On the final data the model scored a RMSE of 14.4.

scoring_input = prepare(treatmentplan = trt, 
                        dframe = scoringData,
                        varRestriction = newvars)
pred = predict(fit_tuned,
               newdata=as.matrix(scoring_input))
submissionFile = data.frame(id = scoringData$id, rating = pred)
write.csv(submissionFile, 'xgb_submission.csv', row.names = F)

Final Comment

If I had the possibility to do this project again I would spend more time finding hidden patterns inside the data instead of trying to come up with the best model. I spent a lot of time to understand how to perform simple feature engineering tasks, researching new models, and tuning the models in different ways to improve the RMSE. But, going back I would bin each continuous variable in a categorical one, I would experiment with formulas between the variables, such as liveness * tempo, the length of the name, the number of categories for each song. I would try to get more insights from the patterns inside the data. Moreover, I would explore more the causes of over-fitting, all my models presented a RMSE on test data 10% better than the RMSE scored on the final data, and a RMSE on the train data 20% better than the RMSE on the test data.

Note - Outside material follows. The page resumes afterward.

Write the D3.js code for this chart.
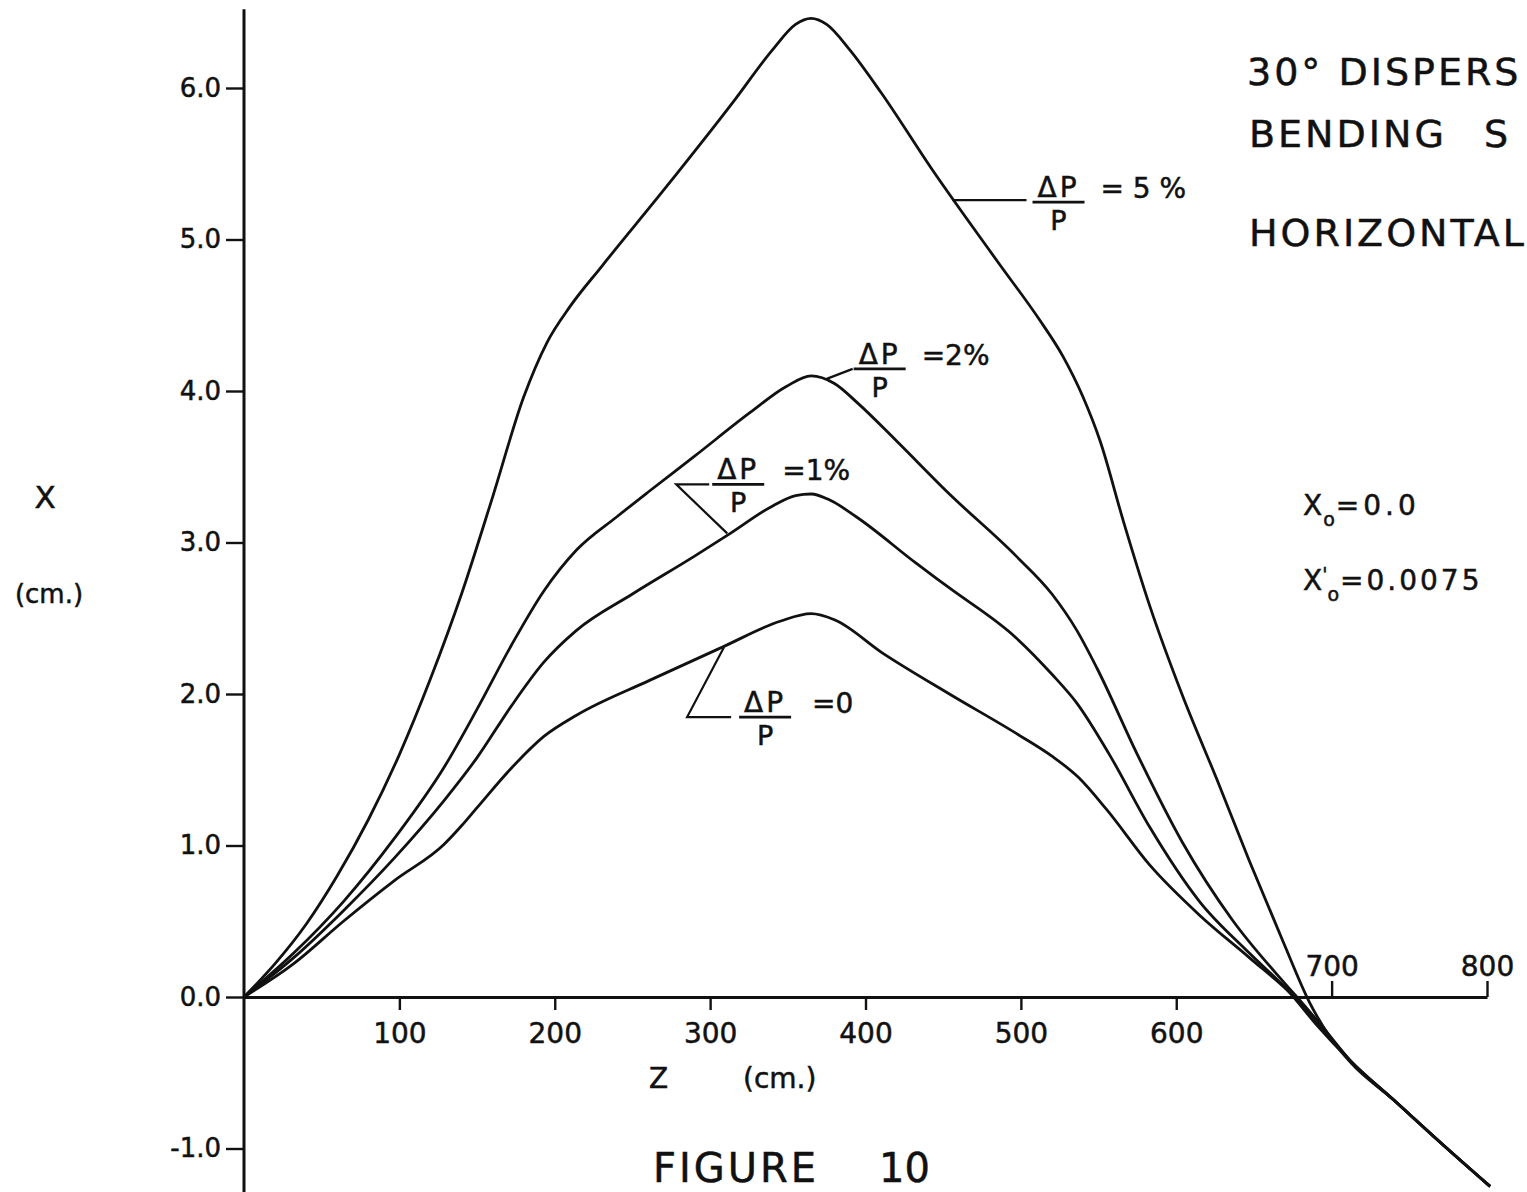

However, now I have a better understanding of data transformation, exploration and modeling. I now know what model is best for each kind of data, and next time I would not try to fit randomly every model to see which comes up with the better score. But I would fit only the models that are most suitable for that kind of data.

Lastly, I understood that every data science project is not only about data and coding, but it means thinking creatively about the task. Going back I would spend more time thinking about a user and why I prefer a song over another one, I would ask opinions to professional musicians. I will brainstorm before putting my hands on the code.